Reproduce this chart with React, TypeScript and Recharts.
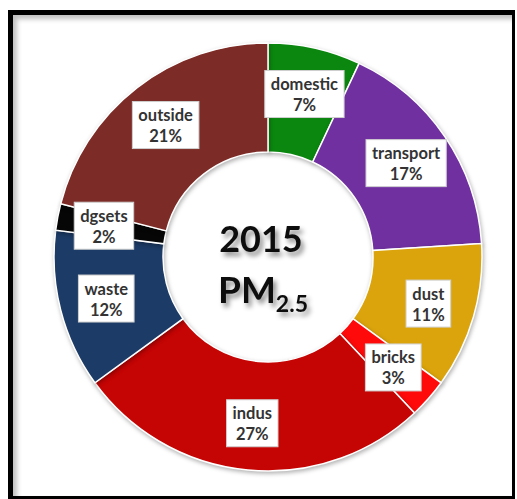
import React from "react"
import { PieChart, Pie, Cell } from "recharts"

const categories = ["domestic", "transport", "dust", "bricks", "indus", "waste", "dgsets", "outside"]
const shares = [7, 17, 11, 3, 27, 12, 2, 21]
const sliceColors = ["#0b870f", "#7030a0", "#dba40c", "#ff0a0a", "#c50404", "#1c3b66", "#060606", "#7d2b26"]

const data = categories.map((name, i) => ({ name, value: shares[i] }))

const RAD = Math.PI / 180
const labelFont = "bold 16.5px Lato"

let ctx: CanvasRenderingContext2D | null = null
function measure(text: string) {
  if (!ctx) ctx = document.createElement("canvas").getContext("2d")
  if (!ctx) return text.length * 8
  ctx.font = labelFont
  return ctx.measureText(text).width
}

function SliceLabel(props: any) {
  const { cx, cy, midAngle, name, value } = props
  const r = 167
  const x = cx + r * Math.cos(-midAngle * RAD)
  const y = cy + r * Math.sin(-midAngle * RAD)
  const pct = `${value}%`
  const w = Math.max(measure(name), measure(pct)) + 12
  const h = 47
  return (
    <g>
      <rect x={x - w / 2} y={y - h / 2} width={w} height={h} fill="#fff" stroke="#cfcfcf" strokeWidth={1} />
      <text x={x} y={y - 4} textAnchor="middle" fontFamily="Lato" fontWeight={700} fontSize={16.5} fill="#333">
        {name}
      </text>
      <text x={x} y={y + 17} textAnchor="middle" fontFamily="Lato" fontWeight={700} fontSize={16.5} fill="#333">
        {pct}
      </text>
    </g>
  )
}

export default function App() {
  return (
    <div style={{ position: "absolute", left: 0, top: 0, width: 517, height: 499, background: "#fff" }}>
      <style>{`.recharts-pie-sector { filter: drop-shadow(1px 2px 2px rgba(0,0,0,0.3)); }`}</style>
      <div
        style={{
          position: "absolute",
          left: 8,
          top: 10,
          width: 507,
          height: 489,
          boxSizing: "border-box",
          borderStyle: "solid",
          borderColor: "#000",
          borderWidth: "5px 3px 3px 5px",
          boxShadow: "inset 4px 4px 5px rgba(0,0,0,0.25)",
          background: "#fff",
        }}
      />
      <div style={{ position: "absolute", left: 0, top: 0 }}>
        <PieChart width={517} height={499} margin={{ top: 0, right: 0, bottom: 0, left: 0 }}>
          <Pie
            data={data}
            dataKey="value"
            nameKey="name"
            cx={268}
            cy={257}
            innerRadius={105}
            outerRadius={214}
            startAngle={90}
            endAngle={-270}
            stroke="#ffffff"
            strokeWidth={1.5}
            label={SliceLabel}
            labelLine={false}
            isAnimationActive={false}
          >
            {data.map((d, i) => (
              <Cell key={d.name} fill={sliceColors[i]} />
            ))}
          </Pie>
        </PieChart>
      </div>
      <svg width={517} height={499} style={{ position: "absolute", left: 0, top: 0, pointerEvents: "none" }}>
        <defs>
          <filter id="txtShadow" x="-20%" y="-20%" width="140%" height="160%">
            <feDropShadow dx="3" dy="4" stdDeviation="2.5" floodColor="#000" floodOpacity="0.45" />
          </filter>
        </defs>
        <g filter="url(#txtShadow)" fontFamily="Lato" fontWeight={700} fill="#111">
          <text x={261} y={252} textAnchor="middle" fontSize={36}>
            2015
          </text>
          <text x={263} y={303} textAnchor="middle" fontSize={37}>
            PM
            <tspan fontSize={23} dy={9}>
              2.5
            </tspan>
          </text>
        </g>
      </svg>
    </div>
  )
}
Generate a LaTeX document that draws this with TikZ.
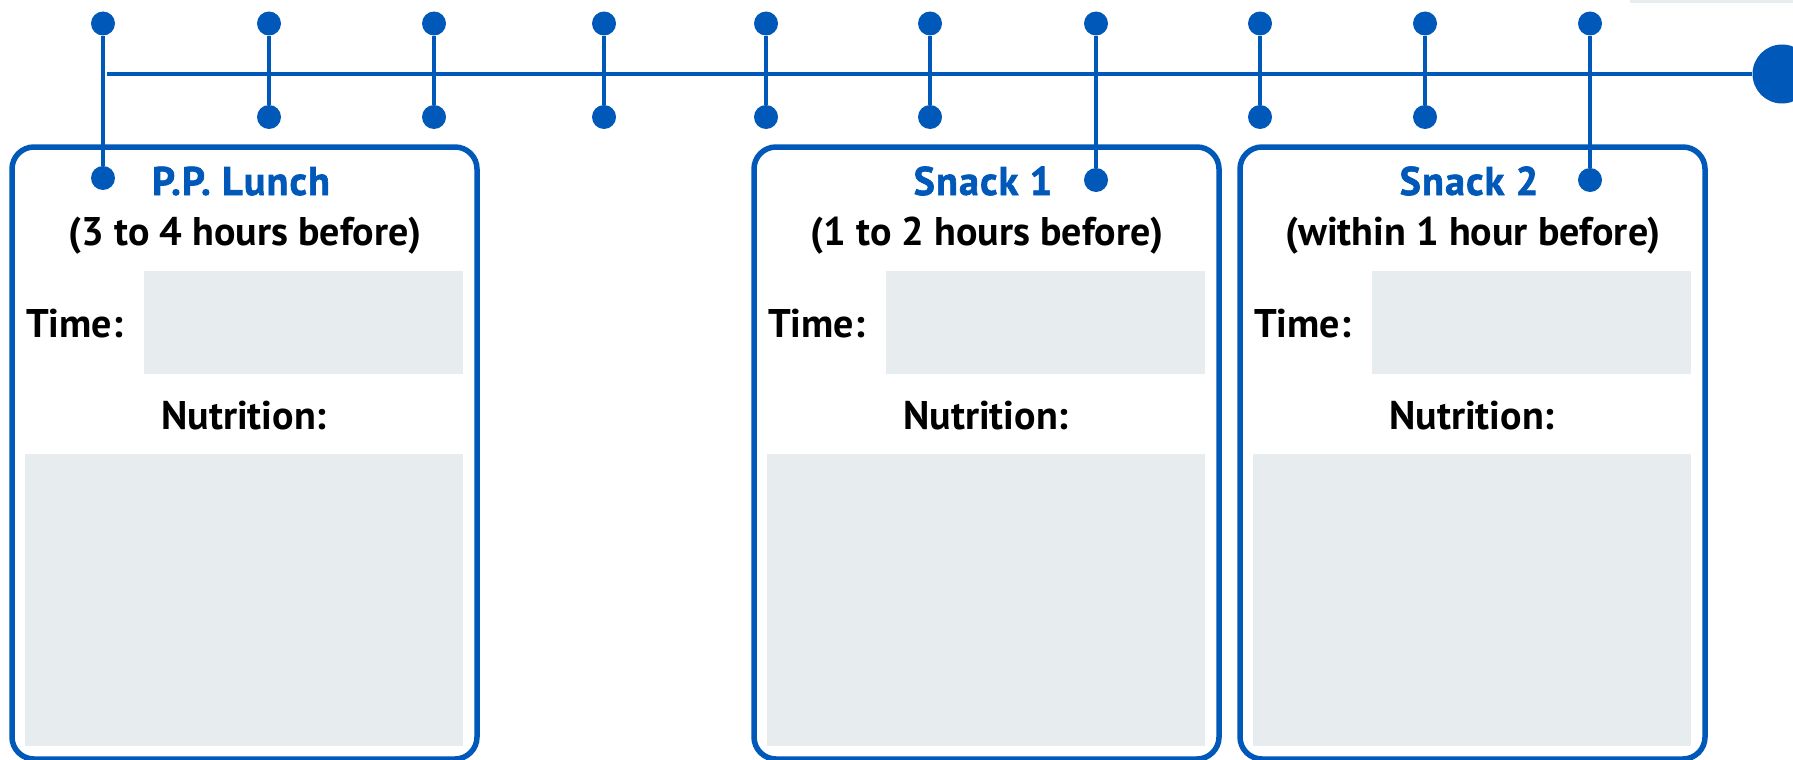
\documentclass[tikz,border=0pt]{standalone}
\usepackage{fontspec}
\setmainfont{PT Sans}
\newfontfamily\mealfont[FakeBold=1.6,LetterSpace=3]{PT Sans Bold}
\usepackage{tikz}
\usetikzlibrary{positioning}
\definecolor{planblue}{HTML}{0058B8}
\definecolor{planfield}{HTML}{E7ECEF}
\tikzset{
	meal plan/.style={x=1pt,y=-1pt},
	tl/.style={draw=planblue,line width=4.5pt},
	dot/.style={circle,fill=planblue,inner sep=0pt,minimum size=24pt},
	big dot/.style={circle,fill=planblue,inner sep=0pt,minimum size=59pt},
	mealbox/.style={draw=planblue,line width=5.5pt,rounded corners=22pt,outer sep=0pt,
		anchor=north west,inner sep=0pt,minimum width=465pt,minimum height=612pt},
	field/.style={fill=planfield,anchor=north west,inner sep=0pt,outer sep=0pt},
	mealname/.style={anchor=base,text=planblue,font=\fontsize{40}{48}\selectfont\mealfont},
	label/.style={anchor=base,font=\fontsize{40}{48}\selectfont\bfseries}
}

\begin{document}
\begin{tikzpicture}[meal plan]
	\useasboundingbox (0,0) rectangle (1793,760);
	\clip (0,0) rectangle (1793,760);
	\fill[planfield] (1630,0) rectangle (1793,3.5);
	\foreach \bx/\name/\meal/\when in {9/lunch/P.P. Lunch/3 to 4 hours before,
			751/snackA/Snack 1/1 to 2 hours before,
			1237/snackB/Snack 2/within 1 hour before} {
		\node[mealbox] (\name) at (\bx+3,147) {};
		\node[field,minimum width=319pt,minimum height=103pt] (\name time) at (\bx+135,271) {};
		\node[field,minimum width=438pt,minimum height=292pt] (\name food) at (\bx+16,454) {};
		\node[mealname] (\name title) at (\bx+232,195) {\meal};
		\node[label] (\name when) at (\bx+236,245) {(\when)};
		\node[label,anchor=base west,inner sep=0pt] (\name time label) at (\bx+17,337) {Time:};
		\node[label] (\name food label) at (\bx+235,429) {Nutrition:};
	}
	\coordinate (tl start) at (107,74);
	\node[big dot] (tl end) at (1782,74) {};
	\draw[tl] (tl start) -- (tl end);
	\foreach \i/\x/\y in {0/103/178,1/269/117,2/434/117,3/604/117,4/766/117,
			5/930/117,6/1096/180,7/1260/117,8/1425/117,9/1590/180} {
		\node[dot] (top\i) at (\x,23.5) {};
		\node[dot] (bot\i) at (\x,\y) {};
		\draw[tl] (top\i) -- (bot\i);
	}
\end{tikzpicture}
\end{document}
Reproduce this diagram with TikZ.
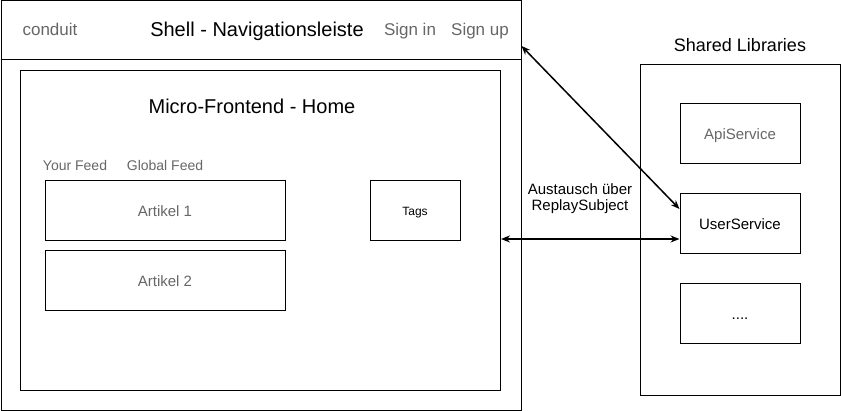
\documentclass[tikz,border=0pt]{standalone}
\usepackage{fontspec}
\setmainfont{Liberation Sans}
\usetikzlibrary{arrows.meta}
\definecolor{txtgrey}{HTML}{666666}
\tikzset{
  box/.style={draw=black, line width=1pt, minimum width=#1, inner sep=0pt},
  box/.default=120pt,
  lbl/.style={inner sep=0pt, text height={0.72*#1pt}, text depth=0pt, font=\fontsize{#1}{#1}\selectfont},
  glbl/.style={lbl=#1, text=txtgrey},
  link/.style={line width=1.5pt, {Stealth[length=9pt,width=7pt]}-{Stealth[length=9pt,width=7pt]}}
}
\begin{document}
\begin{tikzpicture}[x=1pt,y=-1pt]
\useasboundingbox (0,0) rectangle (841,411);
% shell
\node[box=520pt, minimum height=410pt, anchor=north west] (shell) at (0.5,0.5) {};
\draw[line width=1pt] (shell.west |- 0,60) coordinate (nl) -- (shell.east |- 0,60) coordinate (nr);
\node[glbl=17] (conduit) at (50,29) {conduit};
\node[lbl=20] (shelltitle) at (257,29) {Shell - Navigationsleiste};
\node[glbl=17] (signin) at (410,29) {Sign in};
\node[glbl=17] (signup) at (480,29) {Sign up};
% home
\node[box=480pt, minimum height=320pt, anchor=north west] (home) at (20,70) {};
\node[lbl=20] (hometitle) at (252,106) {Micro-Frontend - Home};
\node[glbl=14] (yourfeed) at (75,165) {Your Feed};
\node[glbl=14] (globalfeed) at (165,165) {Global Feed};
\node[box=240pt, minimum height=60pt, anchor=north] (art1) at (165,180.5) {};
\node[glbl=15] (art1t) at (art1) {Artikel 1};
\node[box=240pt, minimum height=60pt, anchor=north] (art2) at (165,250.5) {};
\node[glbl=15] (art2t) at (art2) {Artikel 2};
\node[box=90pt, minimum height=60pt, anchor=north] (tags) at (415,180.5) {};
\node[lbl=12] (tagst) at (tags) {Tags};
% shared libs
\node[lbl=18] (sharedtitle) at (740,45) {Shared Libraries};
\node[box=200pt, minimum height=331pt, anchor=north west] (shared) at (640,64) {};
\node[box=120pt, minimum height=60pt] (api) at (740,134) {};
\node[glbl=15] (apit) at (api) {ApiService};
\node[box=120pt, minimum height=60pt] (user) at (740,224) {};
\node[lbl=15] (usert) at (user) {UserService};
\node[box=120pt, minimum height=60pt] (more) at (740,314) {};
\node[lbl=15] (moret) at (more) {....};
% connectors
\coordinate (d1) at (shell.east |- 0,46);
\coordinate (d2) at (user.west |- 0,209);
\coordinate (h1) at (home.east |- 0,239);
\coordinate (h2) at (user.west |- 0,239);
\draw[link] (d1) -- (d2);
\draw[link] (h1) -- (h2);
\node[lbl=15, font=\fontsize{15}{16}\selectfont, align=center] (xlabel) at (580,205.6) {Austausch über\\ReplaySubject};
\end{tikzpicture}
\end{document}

--

### Aim
Tally the lines holding the string "Reproduce" and give only the count.

### Output below
2